Dəstəfur (also, Dastafyur, Dəstətur, Dostafur, Dastaphour, Dastaphor and Dostafyur) is a village and municipality in the Dashkasan Rayon of Azerbaijan. It has a population of 572. Between 1930 and 2 April 1956, Dashkasan Region was known as the Dastafurski Rayon (Dəstəfur Rayon)

==Monuments==
On the east of the village, over the Ganja River, is a historic stone bridge thought to date from the later 13th century.
A list of Azerbaijan's ancient monuments also states that the village has a bronze age burial mound (kurgan)

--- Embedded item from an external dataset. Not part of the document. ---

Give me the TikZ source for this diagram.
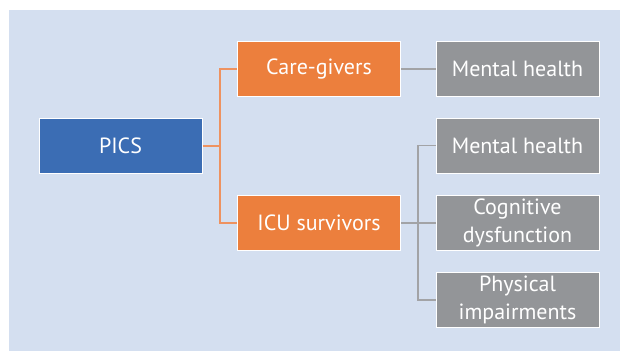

In a pastoral valley accessible only on foot, are the reasonably intact walls of a ruined 15th-century church, described in Azerbaijani texts as an Albanian Temple (Albanian refers here to Caucasian Albania) or sometimes as Dəstəfur bazilikası
A 2017 TV programme filmed a visit to the church ruins.